As long as I know "Warcraft II battle net edition" is a newer version,
but I have not experience with that.
There is a free alternative to warcraft II, "Freecraft" running on
linux, is not more under active development, with this program you can
to open .mud scenary files from Warcraft.
I have used freecraft, runs great on a 160 Mb machine, using Damn Small
Linux, freecraft is available as package from DSL web.
El 26/12/2012 07:01 p.m., Rugxulo escribió:
> Hi again,
> On Wed, Dec 26, 2012 at 4:58 AM, Michael Robinson
> <plu...@robinson-west.com> wrote:
>> I got my K6-2 500 with 504 megs of ram running XP SP3 well enough by
>> turning off the swap file. Don't let XP swap, Warcraft II works fine.
> 500 MB should be plenty for XP. Seriously, I know software is always
> increasing requirements, but it's not reasonable (IMO) to need more
> than that. While I can't say I've ever played Warcraft 2, I don't
> think it would need much RAM, relatively, compared to newer stuff.
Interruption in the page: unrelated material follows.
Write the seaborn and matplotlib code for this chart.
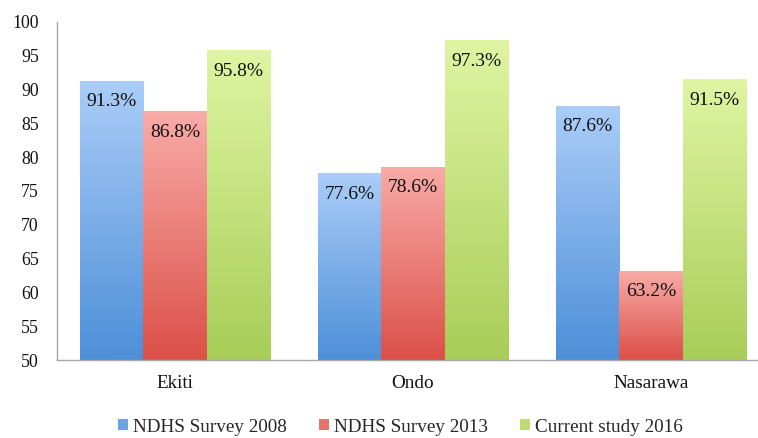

> That says it is indeed a DOS (or Macintosh) game, surprisingly. So you
> only need Win32 for networking?? I think Mike Brutman said there was
> an experimental third-party build of DOSBox with NE2000 support.
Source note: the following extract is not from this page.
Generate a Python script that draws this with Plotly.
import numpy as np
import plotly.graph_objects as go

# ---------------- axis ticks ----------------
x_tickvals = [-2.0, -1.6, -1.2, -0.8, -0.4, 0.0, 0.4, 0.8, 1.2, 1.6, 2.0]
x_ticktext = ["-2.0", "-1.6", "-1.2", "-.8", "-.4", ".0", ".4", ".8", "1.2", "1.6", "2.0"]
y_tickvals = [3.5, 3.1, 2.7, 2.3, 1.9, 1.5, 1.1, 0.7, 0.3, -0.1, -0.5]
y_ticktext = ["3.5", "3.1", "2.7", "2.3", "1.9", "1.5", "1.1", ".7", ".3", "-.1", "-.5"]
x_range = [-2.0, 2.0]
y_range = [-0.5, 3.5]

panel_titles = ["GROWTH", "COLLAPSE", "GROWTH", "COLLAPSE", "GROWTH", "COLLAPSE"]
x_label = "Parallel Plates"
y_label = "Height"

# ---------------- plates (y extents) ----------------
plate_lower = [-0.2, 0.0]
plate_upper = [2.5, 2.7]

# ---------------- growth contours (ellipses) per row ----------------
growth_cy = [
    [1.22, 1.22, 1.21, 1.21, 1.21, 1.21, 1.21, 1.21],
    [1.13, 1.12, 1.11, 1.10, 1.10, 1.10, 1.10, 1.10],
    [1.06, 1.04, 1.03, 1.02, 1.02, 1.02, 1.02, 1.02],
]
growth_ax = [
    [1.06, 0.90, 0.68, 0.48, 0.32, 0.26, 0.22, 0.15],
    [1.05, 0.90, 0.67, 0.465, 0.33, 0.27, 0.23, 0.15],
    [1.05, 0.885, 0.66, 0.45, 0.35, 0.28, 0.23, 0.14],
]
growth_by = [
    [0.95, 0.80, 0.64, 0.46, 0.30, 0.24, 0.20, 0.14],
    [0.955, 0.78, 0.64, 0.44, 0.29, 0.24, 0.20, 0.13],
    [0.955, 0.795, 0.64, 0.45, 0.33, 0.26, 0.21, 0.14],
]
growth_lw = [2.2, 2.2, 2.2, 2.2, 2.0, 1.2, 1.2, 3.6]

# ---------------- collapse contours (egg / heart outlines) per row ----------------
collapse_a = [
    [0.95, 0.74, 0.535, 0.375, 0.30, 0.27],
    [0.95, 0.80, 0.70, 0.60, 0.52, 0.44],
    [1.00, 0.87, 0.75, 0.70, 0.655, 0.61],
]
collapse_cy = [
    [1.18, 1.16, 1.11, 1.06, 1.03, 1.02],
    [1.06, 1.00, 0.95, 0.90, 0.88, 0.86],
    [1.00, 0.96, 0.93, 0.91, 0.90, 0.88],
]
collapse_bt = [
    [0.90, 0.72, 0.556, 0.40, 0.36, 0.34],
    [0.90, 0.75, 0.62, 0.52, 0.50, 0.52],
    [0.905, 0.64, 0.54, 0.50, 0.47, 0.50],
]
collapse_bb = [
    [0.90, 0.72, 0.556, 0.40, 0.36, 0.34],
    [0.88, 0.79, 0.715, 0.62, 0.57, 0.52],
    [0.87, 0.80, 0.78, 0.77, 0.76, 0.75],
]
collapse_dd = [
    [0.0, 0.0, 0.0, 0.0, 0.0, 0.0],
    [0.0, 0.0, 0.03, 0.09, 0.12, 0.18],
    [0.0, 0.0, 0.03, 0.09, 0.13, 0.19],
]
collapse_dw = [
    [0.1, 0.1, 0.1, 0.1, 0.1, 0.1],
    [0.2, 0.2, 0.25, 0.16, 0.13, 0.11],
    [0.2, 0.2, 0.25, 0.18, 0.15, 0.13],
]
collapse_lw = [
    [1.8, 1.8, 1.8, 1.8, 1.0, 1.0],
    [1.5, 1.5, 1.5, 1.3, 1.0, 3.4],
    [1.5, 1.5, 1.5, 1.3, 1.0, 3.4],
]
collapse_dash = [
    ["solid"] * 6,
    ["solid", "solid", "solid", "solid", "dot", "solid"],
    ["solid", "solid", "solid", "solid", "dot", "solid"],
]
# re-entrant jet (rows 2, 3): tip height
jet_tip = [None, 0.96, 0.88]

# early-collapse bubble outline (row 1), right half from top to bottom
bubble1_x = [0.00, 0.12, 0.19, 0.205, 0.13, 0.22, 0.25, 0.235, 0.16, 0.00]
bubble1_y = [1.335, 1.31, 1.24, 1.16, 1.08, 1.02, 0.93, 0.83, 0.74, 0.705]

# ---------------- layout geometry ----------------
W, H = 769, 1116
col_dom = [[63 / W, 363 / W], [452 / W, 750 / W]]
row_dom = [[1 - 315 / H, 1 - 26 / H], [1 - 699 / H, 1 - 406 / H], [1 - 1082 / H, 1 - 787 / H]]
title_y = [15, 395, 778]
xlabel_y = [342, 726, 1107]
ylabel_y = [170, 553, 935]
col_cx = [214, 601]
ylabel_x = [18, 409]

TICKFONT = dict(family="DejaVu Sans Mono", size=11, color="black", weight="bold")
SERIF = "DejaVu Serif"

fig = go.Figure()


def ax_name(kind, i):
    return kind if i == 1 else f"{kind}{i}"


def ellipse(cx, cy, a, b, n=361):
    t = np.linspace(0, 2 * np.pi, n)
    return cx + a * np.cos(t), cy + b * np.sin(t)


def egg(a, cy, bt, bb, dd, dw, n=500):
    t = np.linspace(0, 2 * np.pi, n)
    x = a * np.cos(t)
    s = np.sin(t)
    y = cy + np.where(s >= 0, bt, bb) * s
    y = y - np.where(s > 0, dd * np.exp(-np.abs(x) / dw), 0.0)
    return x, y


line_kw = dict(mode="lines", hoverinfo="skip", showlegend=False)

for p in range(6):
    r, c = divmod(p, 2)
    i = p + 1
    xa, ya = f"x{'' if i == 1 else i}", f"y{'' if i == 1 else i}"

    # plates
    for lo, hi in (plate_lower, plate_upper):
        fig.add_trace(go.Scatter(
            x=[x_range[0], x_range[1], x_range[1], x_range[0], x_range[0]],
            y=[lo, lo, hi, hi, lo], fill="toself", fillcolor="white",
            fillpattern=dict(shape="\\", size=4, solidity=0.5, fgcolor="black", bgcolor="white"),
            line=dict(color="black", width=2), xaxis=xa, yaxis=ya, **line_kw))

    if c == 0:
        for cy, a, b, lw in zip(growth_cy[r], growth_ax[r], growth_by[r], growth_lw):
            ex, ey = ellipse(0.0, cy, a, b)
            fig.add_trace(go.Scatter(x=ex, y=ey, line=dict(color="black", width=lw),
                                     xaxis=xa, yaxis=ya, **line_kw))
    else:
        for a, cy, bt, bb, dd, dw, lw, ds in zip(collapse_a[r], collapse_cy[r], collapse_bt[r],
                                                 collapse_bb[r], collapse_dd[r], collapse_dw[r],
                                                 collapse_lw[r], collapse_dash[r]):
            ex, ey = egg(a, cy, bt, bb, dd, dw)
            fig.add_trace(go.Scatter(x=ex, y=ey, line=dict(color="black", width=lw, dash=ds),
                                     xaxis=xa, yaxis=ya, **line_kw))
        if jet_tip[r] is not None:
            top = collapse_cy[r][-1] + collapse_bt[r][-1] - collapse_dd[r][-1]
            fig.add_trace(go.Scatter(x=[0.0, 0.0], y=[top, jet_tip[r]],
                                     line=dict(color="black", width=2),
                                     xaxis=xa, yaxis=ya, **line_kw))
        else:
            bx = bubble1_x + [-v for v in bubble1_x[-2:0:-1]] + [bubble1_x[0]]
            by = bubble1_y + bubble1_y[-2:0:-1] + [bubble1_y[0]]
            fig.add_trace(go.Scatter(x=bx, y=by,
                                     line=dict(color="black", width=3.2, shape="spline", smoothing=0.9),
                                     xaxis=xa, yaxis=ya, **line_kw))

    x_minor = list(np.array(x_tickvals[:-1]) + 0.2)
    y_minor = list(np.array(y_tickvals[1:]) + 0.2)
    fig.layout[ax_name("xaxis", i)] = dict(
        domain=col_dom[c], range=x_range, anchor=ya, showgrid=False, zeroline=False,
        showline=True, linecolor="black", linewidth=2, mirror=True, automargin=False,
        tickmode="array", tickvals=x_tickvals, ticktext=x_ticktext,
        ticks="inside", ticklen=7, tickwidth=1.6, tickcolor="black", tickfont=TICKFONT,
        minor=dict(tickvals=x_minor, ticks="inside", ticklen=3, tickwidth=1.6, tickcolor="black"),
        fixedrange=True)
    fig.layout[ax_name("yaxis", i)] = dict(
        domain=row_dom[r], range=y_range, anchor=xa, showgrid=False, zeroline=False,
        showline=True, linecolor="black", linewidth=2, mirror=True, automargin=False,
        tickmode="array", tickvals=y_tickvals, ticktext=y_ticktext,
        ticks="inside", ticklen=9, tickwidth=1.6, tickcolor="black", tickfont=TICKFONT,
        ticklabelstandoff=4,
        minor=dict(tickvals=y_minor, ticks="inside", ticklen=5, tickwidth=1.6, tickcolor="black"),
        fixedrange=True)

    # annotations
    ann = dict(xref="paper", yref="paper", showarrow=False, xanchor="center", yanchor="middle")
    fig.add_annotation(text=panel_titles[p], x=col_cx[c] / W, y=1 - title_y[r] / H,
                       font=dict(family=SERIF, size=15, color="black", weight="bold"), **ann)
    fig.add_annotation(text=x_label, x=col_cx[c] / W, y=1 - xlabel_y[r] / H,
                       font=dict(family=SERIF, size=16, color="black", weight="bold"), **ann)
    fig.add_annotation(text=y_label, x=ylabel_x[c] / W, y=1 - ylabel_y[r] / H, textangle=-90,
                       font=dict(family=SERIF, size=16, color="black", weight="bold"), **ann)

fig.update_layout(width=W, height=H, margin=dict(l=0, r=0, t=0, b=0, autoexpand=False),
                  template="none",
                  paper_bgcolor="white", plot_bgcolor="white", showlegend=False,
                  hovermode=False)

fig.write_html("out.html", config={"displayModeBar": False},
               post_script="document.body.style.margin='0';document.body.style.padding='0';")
> (Doesn't DOSBox support IPX??) Though if the game uses / needs
> Win32-specific stuff, you're probably out of luck.
> This says it works on other OSes too. (Battle.net is a separate
> version? Which one do you have and use?) Linux, Amiga4, etc. Even
> Saturn and Playstation consoles supposedly run it. So, worst case
> scenario, you can use or grab one of those if your PC isn't good
>> The scsi hard drive, despite being a Seagate Cheetah, really slows the
>> system down. I don't let my Linux firewall allow this old machine to
>> access the Net, so there are a LOT of protection programs I don't need
>> to run. I don't need spywareblaster, clamwin, spybot search and
>> destroy, crap cleaner, or Windows defender for starters.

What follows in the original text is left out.